Just remembered another one after reading about the retard in the mosh pit 

There was this one guy in the bar, he's generally a really good guy, but tonight he was an idiot. He was completely slammed, said some wrong things to the wrong people, and was going to get his ass kicked. So I somehow manage to get the people pissed at him to lay off of him until after closing time, they agreed and so I now have about ten minutes to save this losers ass. I sneek him around a corner, make sure nobody notices, and get him out the back door. I tell him to get the hell out of here as quickly as he can because pretty soon they are going to notice he's not around and go looking for him. So he leaves, good.

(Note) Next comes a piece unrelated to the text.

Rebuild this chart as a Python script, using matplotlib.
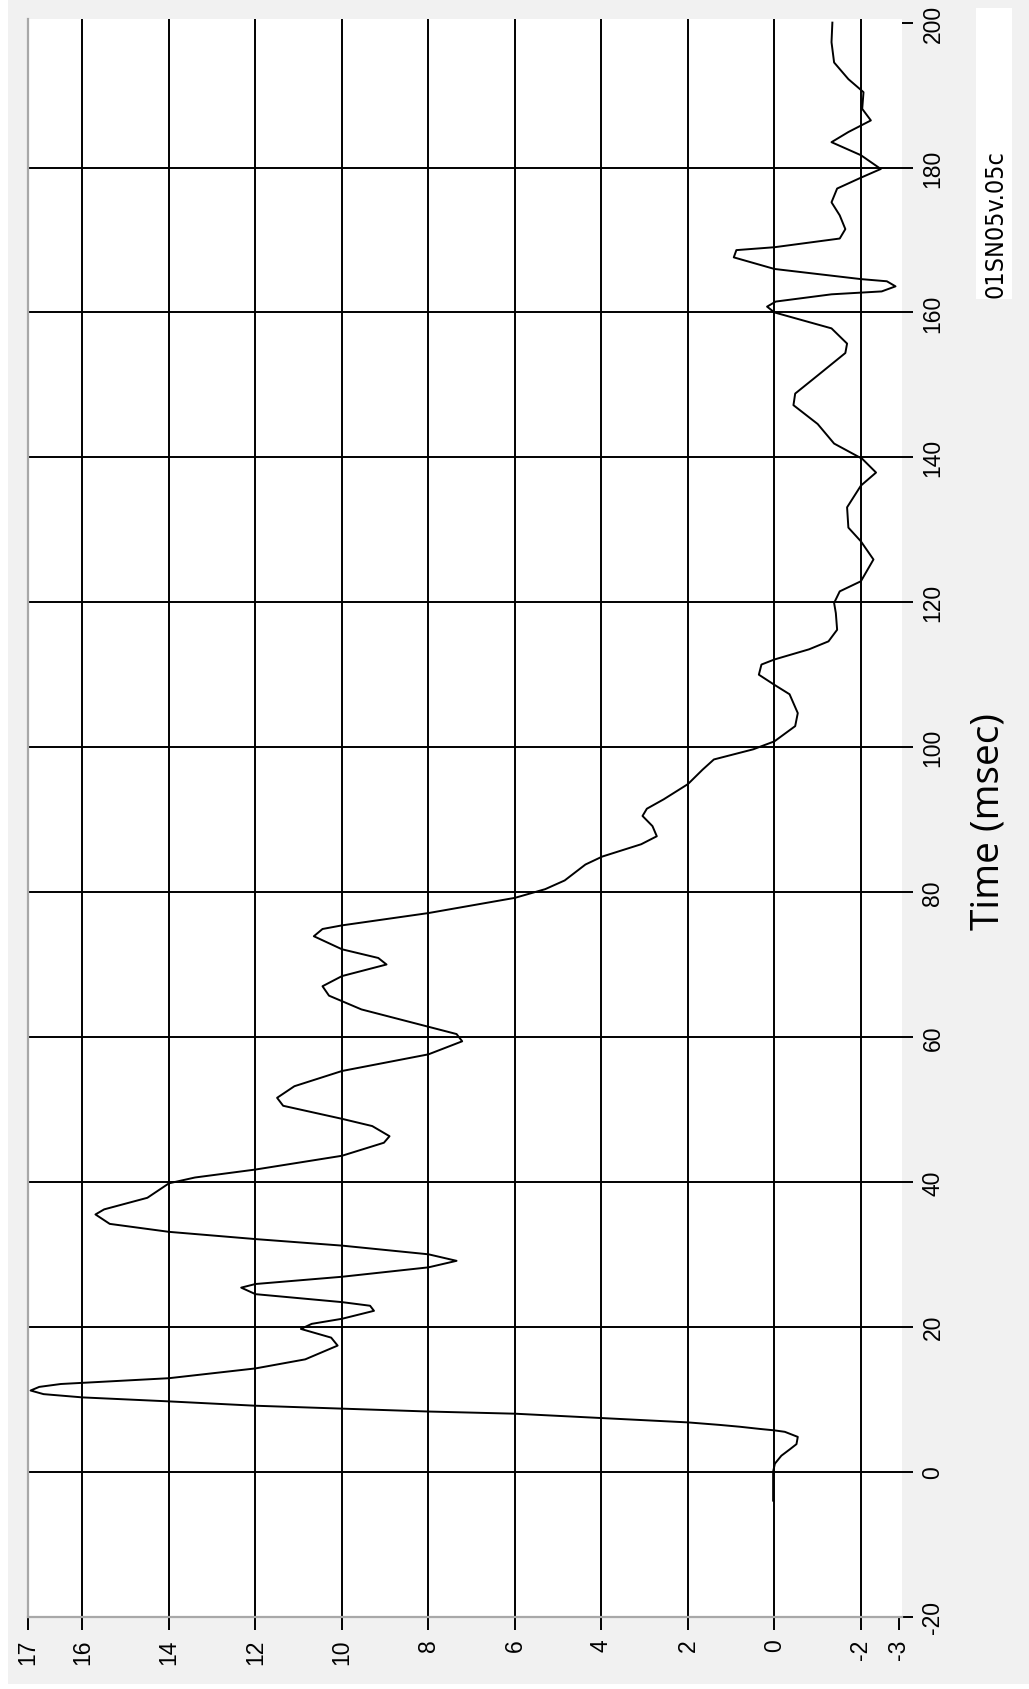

Closing time, now a few of the hot heads are realizing that their punching bag is gone. They start asking me where he is and I just say 'gone'. So a few of the guys are pissed off but no biggie. Then I look at the front door and guess who I see, the fucking idiot that left about ten minutes ago  I couldn't help it, I start laughing my ass off. I couldn't believe this idiot made a perfectly good get-away, only to turn around and come back, and his excuse was even better, "He needed a cab."  So a quick rumble later and we get him his cab that costed him a black eye and a torn up shirt.


----------



## Burner02 (Oct 27, 2003)

ya gotta love dumb people...

Man, your story started off like another thing that happened on Saturday.
THis regular, usually pretty cool guy..knows Tae-kwon-do..(read: whoop-ti-do!)
got drunk and started shiat w/ some of the other customers.
Other bouncers ewre bringing him down to my door. (I was manning the VIP door.
It took me a sec to realize that they were tossing him out, as he is always there and a friend of the bouncers.
I opened the door to ease in his departure. As they weer getting hime out the door..the sumbictch swunng on us..and his fist glanced off the side of my head!
It didn't hurt, but annoyed me.
So, just joking around..
I turned to my other bouncers and said, "He hit me in the head..did he mess up my hair?


----------



## david (Oct 27, 2003)

Nice Burner... real nice!


----------



## david (Oct 29, 2003)

I'm going to see Stryper on the 9th!


----------



## Burner02 (Oct 31, 2003)

as in..the 80's christain band, stryper?
They are still around?

lastnight was fairly dull..nothing too exciting to tell..tonight ought to be interesting..


----------



## david (Oct 31, 2003)

Yep!  That's the one!!!!  It's gonna be funny!


----------



## Burner02 (Oct 31, 2003)

wonder if they will still hae their yellow / black spandex pants......


----------



## david (Nov 1, 2003)

I wonder if Michael Sweet can sing like the way he used to!  This outta be good!


----------



## Burner02 (Nov 2, 2003)

20 years later?
how was it?

Lastnight was much better @ the club..no problems. Wasn't too busy either..Halloween was ri-gall-dam-diculous.
Too many people. 
Didn't have any problems on my floor. I had to provide backup for the downstairs to get a group of drunken guys out. Guiess someone grabbed some one elses' girlfriend's ass..and it went downhill after that..go figure.


----------



## Rubber Raw (Nov 2, 2003)

I'm a club promoter in Los Angeles and usually spend 3 to 4 nights a week in my club. Usually it's a cool scene, but sometimes there are trouble makers. We have bouncers that control things , but they can't see everything and sometimes I end up dealing with something myself. 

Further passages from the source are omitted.